Comment by fathima July 28, 2008 @ 4:38 pmFathima: I fully agree, and not surprisingly, I had a very similar reaction to the author’s observations when I read the above paragraph. Since my interest was only piqued by the mahram quote, I didn’t bother adding any other comments when posting this on the blog (Nonetheless, I did consciously decide to quote the whole paragraph instead of that line alone, just to put it in context).
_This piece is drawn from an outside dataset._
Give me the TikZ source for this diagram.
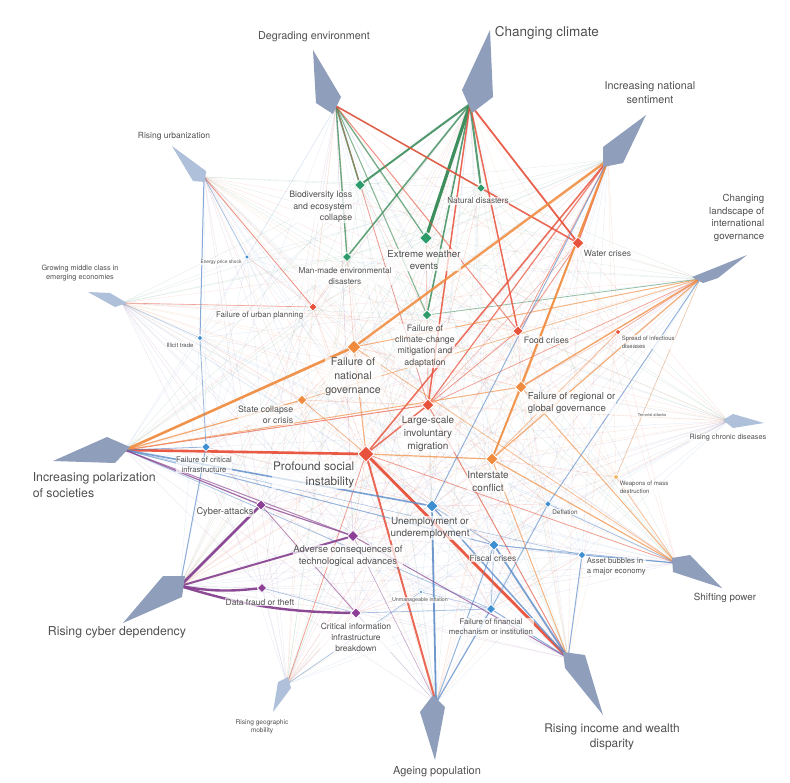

I had a few problems with the rest of her article as well, though I was even more skeptical when I began reading it (because, I thought that “whether Islamic feminists are really feminists” is a very loaded question). Thankfully, her conclusion was in the affirmative. However, she seemed to me to imply feminism as a rather monolithic discourse, which I found problematic. But of course, even more troubling was her framing of feminism as a “Western” ideology (even though she did occasionally put Western within inverted commas). Regarding her comment on hybrid identities/ideologies, I kept thinking: people are always already hybrid. As a disclaimer, I’ll have to add that I did not peruse the entire article–so it is possible that I’m amiss on some things.
It would certainly be more interesting to discuss the implications of being a hijabi in cyberspace, and specifically that mahram comment I found so interesting (to put it mildly). The author probably didn’t do so because this was more an aside in the context of her article.